→ PROBLEM REQUIREMENTS: Leave out the pictures, and write out exactly the lines from the beginning of the material to the line holding "Chart.register(...registerables);", that line included, and nothing else.

→ DATA SECTION:
....

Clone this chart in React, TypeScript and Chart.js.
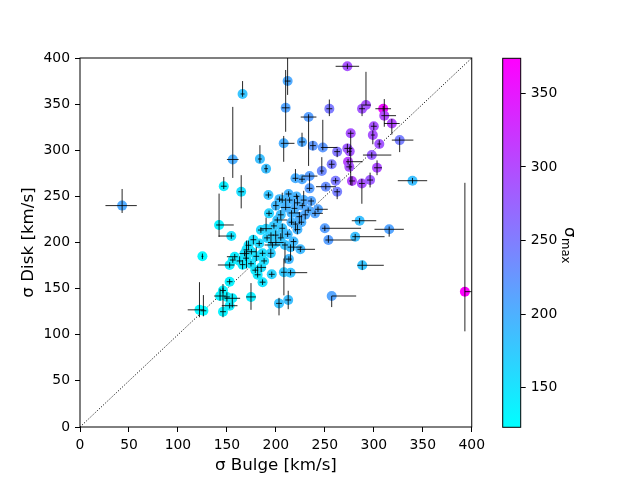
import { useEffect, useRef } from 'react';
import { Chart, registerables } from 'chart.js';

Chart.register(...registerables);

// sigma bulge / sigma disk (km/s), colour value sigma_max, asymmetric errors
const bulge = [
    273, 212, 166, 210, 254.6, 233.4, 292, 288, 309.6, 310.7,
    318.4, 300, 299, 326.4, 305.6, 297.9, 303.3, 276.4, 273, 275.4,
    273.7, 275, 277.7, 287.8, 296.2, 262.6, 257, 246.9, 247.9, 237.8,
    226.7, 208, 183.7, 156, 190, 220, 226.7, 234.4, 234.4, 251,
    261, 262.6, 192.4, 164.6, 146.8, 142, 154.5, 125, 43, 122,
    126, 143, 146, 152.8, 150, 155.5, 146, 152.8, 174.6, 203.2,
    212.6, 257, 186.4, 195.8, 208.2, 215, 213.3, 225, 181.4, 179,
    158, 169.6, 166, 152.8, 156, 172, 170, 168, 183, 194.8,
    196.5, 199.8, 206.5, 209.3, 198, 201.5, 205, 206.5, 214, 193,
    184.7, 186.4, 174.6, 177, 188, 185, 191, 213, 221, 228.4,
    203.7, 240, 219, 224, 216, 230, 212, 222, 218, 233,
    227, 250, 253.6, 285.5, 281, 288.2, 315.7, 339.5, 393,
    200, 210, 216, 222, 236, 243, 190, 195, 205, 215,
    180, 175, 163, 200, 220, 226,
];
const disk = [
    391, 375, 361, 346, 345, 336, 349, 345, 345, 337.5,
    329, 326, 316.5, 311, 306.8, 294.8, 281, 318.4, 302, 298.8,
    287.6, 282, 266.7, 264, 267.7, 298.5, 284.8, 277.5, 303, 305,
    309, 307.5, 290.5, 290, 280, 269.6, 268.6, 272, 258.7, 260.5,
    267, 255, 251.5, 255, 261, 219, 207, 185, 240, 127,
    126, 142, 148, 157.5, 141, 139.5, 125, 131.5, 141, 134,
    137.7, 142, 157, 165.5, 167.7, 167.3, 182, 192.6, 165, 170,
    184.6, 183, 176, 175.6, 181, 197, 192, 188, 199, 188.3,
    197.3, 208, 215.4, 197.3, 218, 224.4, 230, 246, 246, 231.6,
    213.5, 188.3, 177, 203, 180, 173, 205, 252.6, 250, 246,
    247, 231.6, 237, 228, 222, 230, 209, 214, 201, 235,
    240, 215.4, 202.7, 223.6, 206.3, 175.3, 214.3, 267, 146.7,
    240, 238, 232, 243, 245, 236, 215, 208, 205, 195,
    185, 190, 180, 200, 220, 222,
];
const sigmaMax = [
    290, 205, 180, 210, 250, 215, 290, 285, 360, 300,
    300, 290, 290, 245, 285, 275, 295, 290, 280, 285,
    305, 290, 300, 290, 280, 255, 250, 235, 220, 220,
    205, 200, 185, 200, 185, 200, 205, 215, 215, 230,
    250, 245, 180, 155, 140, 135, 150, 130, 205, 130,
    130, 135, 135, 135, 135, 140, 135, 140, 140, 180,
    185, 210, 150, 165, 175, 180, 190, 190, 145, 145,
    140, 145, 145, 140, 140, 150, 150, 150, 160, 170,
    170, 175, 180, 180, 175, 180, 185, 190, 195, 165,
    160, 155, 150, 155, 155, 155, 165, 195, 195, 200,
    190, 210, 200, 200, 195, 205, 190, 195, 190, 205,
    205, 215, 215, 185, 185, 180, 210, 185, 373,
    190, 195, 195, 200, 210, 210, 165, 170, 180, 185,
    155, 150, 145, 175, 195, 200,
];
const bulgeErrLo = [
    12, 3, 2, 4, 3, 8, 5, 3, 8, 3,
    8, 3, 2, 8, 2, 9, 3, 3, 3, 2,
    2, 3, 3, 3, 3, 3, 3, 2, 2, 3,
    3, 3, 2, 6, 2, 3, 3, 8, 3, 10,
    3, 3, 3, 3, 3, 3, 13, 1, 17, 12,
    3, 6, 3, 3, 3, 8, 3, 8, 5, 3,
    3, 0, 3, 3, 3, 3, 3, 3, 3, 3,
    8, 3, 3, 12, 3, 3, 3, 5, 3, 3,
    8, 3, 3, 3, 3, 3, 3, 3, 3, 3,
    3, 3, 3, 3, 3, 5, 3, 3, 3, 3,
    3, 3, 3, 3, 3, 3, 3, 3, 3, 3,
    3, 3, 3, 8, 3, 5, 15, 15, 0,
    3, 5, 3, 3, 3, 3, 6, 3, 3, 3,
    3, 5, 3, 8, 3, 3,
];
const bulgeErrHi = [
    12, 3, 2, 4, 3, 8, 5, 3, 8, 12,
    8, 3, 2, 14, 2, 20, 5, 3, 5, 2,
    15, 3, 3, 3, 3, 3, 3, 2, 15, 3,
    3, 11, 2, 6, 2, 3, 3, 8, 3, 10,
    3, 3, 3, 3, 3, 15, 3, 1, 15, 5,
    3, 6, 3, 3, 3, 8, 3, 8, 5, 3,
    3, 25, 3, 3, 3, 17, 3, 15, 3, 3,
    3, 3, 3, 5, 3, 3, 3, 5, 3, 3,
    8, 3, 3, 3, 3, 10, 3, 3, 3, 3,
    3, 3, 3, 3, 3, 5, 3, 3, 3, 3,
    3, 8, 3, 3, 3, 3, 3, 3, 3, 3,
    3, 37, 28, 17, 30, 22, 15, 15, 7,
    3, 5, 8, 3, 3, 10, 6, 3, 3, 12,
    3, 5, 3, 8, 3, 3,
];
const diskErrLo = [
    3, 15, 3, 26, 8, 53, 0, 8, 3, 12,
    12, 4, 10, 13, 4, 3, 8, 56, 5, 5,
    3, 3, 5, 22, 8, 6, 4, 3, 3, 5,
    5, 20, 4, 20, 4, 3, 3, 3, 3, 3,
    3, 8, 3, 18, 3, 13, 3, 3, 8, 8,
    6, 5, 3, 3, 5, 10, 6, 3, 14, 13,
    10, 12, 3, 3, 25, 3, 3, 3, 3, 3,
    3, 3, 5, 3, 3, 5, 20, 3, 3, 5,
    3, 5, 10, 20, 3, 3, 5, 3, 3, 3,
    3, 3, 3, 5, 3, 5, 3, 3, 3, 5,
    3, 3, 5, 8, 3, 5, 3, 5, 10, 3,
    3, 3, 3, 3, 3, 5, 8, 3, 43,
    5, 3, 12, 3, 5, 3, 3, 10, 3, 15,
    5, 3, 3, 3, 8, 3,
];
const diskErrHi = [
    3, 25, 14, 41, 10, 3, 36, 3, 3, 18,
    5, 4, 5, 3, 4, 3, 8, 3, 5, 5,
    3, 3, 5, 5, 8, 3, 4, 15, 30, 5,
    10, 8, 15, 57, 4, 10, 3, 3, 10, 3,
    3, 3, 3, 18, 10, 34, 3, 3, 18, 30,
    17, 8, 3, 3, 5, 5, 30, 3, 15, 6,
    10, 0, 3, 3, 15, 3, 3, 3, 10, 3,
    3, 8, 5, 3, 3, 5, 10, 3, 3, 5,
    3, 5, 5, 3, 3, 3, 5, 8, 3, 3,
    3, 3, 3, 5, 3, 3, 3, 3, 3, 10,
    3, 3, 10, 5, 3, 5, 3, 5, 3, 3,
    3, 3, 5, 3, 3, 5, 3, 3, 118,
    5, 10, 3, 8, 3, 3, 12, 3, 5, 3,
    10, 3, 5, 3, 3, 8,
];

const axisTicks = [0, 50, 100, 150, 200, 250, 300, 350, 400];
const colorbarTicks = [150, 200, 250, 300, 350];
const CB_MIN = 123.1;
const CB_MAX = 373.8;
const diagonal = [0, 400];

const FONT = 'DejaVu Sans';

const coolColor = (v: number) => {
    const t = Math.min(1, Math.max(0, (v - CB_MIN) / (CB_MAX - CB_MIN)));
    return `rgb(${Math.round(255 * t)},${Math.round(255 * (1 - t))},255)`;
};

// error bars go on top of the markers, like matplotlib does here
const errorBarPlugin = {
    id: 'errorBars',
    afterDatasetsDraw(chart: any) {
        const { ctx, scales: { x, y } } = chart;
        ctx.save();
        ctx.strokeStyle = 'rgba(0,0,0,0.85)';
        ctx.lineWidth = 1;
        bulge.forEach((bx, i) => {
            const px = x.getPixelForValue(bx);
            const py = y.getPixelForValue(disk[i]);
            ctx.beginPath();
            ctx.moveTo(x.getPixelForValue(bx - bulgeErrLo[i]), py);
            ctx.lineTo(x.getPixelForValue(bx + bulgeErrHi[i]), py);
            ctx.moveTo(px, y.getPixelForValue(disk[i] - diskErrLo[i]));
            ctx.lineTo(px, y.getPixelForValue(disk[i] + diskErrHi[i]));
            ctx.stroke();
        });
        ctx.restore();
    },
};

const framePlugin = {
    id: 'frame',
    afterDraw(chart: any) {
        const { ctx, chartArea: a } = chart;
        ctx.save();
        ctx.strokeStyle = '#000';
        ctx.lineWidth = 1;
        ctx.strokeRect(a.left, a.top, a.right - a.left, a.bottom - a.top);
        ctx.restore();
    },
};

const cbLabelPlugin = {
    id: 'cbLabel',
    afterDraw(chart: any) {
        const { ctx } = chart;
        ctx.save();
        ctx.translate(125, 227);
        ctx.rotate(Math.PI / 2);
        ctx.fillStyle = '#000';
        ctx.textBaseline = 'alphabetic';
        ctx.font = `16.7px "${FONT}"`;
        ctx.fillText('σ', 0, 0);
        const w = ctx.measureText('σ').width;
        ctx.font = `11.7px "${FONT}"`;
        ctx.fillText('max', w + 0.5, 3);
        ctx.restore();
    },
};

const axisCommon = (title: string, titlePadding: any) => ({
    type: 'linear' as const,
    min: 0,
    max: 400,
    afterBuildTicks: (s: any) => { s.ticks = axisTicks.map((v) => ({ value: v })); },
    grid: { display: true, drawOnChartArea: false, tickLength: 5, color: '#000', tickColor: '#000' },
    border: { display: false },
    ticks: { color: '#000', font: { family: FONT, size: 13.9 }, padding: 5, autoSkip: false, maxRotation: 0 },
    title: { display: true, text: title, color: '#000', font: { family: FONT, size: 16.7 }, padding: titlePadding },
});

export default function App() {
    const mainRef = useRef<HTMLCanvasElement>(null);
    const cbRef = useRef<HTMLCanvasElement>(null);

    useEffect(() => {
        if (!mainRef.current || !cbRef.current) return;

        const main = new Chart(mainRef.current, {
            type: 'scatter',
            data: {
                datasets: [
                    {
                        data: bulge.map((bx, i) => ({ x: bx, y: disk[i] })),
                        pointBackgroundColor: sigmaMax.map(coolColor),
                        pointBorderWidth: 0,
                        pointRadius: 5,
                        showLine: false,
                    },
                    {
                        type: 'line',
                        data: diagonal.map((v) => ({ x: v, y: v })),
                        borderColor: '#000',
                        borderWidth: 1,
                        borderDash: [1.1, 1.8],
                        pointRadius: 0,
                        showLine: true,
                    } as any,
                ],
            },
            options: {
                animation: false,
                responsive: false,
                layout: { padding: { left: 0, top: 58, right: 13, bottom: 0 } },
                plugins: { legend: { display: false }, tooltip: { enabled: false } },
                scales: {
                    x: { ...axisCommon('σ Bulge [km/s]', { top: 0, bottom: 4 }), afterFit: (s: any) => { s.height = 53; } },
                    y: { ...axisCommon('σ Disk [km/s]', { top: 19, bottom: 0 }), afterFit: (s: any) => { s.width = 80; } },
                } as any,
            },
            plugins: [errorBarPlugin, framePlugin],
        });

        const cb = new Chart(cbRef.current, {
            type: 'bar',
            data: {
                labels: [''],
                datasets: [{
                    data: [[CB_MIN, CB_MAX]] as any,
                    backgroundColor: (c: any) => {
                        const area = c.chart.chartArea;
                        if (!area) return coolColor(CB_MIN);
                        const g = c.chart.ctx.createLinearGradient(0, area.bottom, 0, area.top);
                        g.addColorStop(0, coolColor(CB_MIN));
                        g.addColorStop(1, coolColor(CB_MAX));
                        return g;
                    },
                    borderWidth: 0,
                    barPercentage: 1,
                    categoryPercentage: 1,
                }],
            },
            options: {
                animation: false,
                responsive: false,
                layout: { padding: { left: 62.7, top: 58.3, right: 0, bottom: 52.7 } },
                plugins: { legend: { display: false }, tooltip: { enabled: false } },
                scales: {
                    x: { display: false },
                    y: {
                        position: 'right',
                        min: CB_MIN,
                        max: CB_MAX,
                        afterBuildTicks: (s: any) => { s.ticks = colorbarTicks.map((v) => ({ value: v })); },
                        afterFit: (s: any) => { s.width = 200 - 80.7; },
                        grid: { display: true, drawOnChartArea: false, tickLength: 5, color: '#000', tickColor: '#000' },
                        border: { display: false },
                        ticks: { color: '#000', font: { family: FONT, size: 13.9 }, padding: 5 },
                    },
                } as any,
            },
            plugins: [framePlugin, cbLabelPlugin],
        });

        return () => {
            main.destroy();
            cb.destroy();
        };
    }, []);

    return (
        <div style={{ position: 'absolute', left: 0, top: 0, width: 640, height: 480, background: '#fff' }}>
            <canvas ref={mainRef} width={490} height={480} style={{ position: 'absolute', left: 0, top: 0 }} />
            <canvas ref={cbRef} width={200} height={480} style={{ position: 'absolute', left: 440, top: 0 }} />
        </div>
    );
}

....

→ IN RESPONSE:
Clone this chart in React, TypeScript and Chart.js.
import { useEffect, useRef } from 'react';
import { Chart, registerables } from 'chart.js';

Chart.register(...registerables);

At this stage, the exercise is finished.